Why more women are opting to deliver their babies at home

Midwives, the guardians of natural births, have been at the side of laboring women for millennia.

In many nations, even the industrialized, midwifery remains a profession that is heavily used and highly regarded.

So why is it that fewer than five percent of American women deliver their children at home into the waiting hands of a midwife?

"American woman are afraid of the wrong things. (They) don't think about it logically. Most women around the world don't have a baby on their back in a bed," said Susanne Scott Rosenfeld, a licensed and certified midwife who owns Sacred Hoop Midwifery Service in Truckee. "(Delivering) in a hospital is not the way it was meant to be. It can be simpler and better."

Rosenfeld, who has been midwifing for six years and has delivered - or caught, in midwifery terms - more than 150 babies, launched her new career path 12 years ago when she began attending births and after the home-birth of her own daughter.

"It was a very empowering experience for me to give birth that way," Rosenfeld said. "It was the most painful thing I've ever experienced, but I lived through it. Now I want to shake every pregnant woman I know and say 'have a home birth!'''

By choosing to deliver with a midwife, clients and their families say they are afforded a comfortable and more personal birthing experience. If laboring women wish to soak in a hot bath, take a walk around the neighborhood, or curl up on the couch, they can do that.

"We want to do this ourselves in the most comfortable setting we can think of; to be in each moment together and not be persuaded by a hospital's agenda," said Aaron Wolf, a Reno resident who's partner, Lindsay Severino, will be delivering at home with Rosenfeld.

"Lindsay thought she might feel vulnerable in the hospital, partly because there is this hospital conceptualization of births as a medical emergency. You are on a time table and they want you in and out as quick as possible," Wolf said.

But is it safe?

"For a normal, healthy patient with proper prenatal care, a home birth can be a safe experience," said Dr. Shawni Coll, OBGYN at Tahoe Forest Hospital. "But precautions - not skipping necessary testing - need to be taken in order for that to occur."

But because Rosenfeld works in conjunction with Tahoe Forest Hospital, her clients have access to ultrasounds and all the normally recommended pre-natal tests. Rosenfeld, who is trained in neo-natal resuscitation, carries emergency medial supplies with her to all births, and, to minimize risk, will not take patients with medical conditions that could cause complications during delivery.

"At-home birth has been proven to be as safe or safer for low-risk pregnancy women," Rosenfeld said. "From what I have seen, birth has its best chance of being normal when it is in a home environment. You have to deliver where you feel safe."

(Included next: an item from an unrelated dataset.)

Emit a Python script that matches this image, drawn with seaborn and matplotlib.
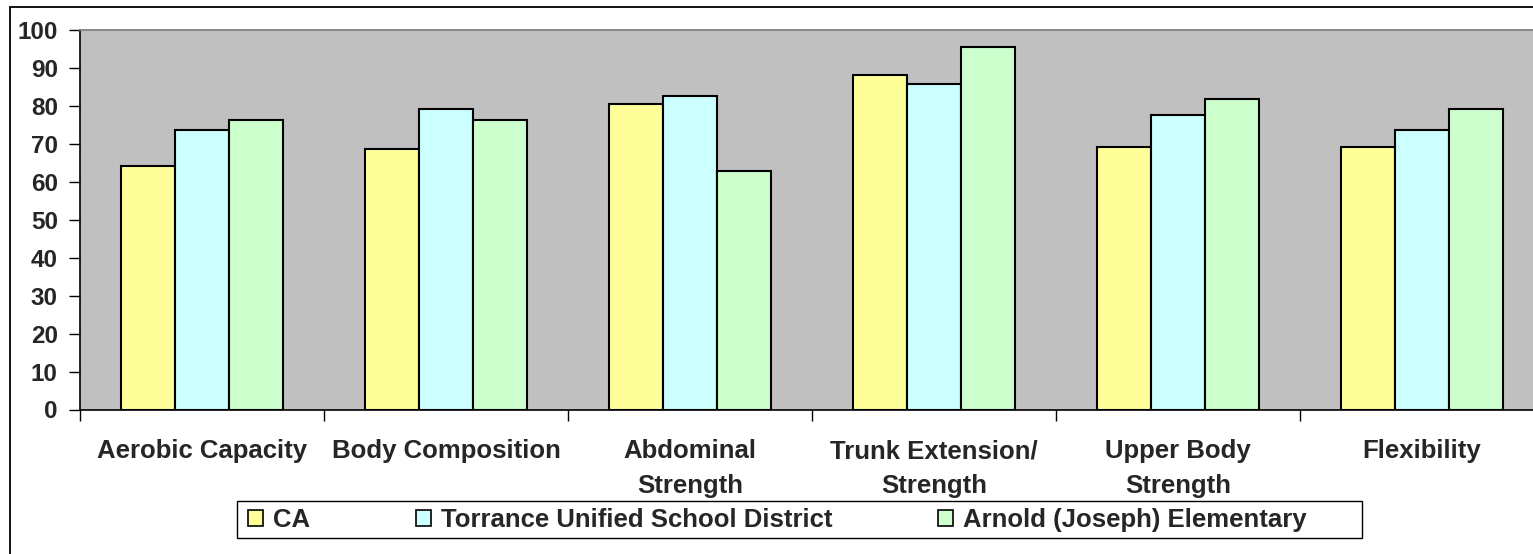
import matplotlib
matplotlib.use("Agg")
import matplotlib.pyplot as plt
import pandas as pd
import seaborn as sns
from matplotlib.patches import Rectangle, Patch
from matplotlib.ticker import FixedLocator

sns.set_theme(style="white")
plt.rcParams['font.family'] = ['Liberation Sans', 'DejaVu Sans']

categories = ['Aerobic Capacity', 'Body Composition', 'Abdominal\nStrength',
              'Trunk Extension/\nStrength', 'Upper Body\nStrength', 'Flexibility']
series = ['CA', 'Torrance Unified School District', 'Arnold (Joseph) Elementary']
ca = [64.2, 68.6, 80.5, 88.2, 69.3, 69.3]
torrance = [73.6, 79.1, 82.6, 85.8, 77.5, 73.6]
arnold = [76.3, 76.3, 62.8, 95.4, 81.8, 79.1]
colors = ['#FFFF99', '#CCFFFF', '#CCFFCC']

rows = []
for name, vals in zip(series, [ca, torrance, arnold]):
    for cat, v in zip(categories, vals):
        rows.append({'category': cat, 'series': name, 'value': v})
df = pd.DataFrame(rows)

W, H = 1533, 554
fig = plt.figure(figsize=(W / 100, H / 100), dpi=100)
ax = fig.add_axes([80 / W, 1 - 409.5 / H, 1464 / W, (409.5 - 30) / H])

sns.barplot(data=df, x='category', y='value', hue='series', order=categories,
            hue_order=series, palette=colors, width=0.665, edgecolor='black',
            linewidth=1.5, saturation=1, ax=ax, legend=False)

ax.set_facecolor('#C0C0C0')
ax.set_xlim(-0.5, 5.5)
ax.set_ylim(0, 100)
ax.set_yticks(range(0, 101, 10))
ax.set_xlabel('')
ax.set_ylabel('')
ax.tick_params(axis='y', which='major', length=8, width=1, color='black',
               labelsize=17.5, direction='out', left=True, pad=8)
ax.tick_params(axis='x', which='major', length=0, labelsize=18.5, pad=21.5)
ax.xaxis.set_minor_locator(FixedLocator([i - 0.5 for i in range(7)]))
ax.tick_params(axis='x', which='minor', length=8, width=1, color='black',
               direction='out', bottom=True)
for lab in ax.get_xticklabels():
    lab.set_fontweight('bold')
    lab.set_linespacing(1.55)
for lab in ax.get_yticklabels():
    lab.set_fontweight('bold')
ax.spines['left'].set_color('black')
ax.spines['bottom'].set_color('black')
ax.spines['left'].set_linewidth(1.2)
ax.spines['bottom'].set_linewidth(1.2)
ax.spines['top'].set_color('#808080')
ax.spines['right'].set_visible(False)

# chart border
fig.patches.append(Rectangle((9.5 / W, -0.2), 1.2, 0.2 + (H - 7) / H,
                             transform=fig.transFigure, fill=False,
                             edgecolor='black', linewidth=1.3))
# legend frame
fig.patches.append(Rectangle((237 / W, 1 - 538 / H), (1362 - 237) / W, 37 / H,
                             transform=fig.transFigure, fill=False,
                             edgecolor='black', linewidth=1.0))

handles = [Patch(facecolor=c, edgecolor='black', linewidth=1.2) for c in colors]
leg = fig.legend(handles, series, loc='center left', ncol=3,
                 bbox_to_anchor=(248 / W, 1 - 520 / H),
                 prop={'weight': 'bold', 'size': 18.5}, frameon=False,
                 handlelength=0.6, handleheight=0.6, handletextpad=0.38,
                 columnspacing=4.1, borderpad=0, borderaxespad=0)

fig.savefig('out.png', dpi=100, facecolor='white')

Rosenfeld also said that she, along with the majority of midwives in the United States, has a one to 5 percent cesarean rate for her clients, while Tahoe Forest Hospital opts for caesareans in 27 percent of their deliveries. The World Health Organization recommends that no more than 12 percent of babies be born via C-section in any industrialized country.

"Child birth is one of the most natural and ancient things to occur, and the fact that 95 percent (of babies) are delivered in the hospital, and a huge percent are C-sections, is rather telling to our detachment from the process," Wolf, the expectant father, said.

History of midwifery

Midwifery is illegal in about one-third of the United States, and until 1993, California was one of them. An equal portion of states, including Nevada, are "A-legal," meaning that there are no options for licensing. But there is legislation in place to protect midwives, so as long as they are skilled and able to defend themselves in court.

Until about 250 years ago, delivering a child in a hospital was nearly unheard of and men were in no way involved in the process, said Rosenfeld. But with the development of obstetrics as a medical field, and the concurrent shunning of women from medical schools, the practice fell out of favor, and by the 1950s few midwives remained.